Coastline in Buckhead
Ford Fry is one of Atlanta's most important restaurateurs — the architect of a dining group that includes The Optimist, JCT Kitchen, and No. 246. But St. Cecilia, tucked into the base of Buckhead's Pinnacle Building on Peachtree Road, is the crown of the collection. Named for the patron saint of music and inspired by the coastlines of Italy, Spain, and France, it is the rare restaurant that delivers on the promise of its own ambition.
The room is immediately arresting. Soaring ceilings — a full two storeys in places — are offset by warm wood panelling, soft lighting, and a design sensibility that evokes an Italian coastal manor house filtered through a very expensive Atlanta sensibility. The open kitchen, visible from most of the dining room, hums with the organised energy of a brigade that has been doing this long enough to make it look effortless. The noise level is what Buckhead requires: animated but manageable, social without being cacophonous.
The menu changes daily, anchored by whatever the seafood purveyor has sent that morning. St. Cecilia's pasta program is the finest in Atlanta — house-made, precision-rolled, sauced with the restraint that Italian cooking demands but rarely receives outside Italy. A crudo selection showcases the kitchen's confidence with raw seafood: clean, acid-bright preparations that establish the kitchen's technical range before the first course properly begins. Signature dishes have emerged over time: the hearth-roasted octopus with charred herbs and lemon; the Maine sea scallops with seasonal accompaniments; and a wood-roasted branzino that communicates everything you need to know about what this kitchen believes.
Why This Restaurant for First Dates
St. Cecilia is the most reliably impressive first date restaurant in Atlanta. The room is beautiful enough to signal genuine effort, the lighting is universally flattering, and the noise level permits conversation without requiring shouting. The à la carte format allows the evening to unfold at whatever pace the table sets — you can linger over pasta, share a whole fish, order dessert, and not feel rushed toward a conclusion.

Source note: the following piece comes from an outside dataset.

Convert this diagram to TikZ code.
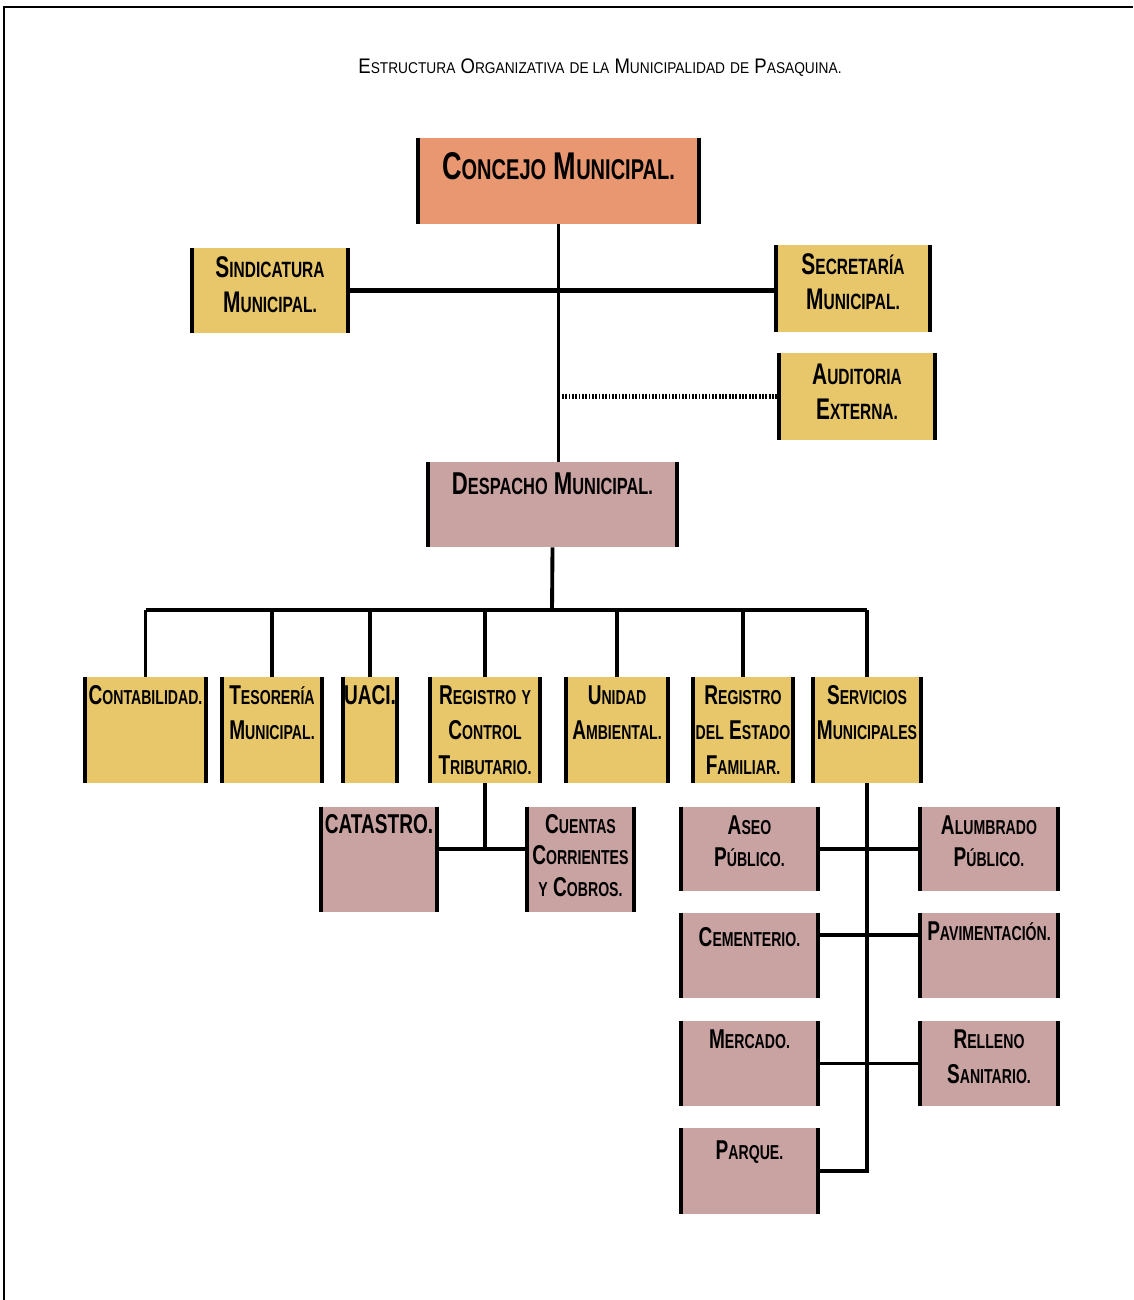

The cocktail and wine program is intelligently constructed for the occasion. The Italian-weighted wine list has enough range at $60–90 per bottle to feel thoughtful rather than perfunctory, and the bar team produces aperitivo-style cocktails that set exactly the right evening tone. A meal here says: I made a reservation at a restaurant I actually know, not just the first fine dining result on Google. That is a signal worth sending.
The Pasta Program
In a city increasingly serious about Italian cooking, St. Cecilia's pasta remains the standard against which others are measured. The kitchen produces its pasta daily from soft wheat flour, and the selection on any given evening will include two or three options from a rotating roster: tagliatelle with Georgia rabbit, hand-torn pappardelle with a long-braised meat sauce, or delicate cappelletti in brodo that would not embarrass a Bolognese grandmother. The discipline here — in texture, sauce weight, and portioning — reflects genuine training rather than fashionable posturing.
The Experience
St. Cecilia is open for dinner Monday through Saturday and lunch on weekdays. Reservations are available through OpenTable and the restaurant's own website; weekend tables typically require two to three weeks' advance planning. The private dining room accommodates groups of up to fifty for celebrations and corporate events. Dress code is smart casual; the Buckhead clientele trends toward business-casual regardless. Service is polished and knowledgeable, with a particular strength in wine guidance.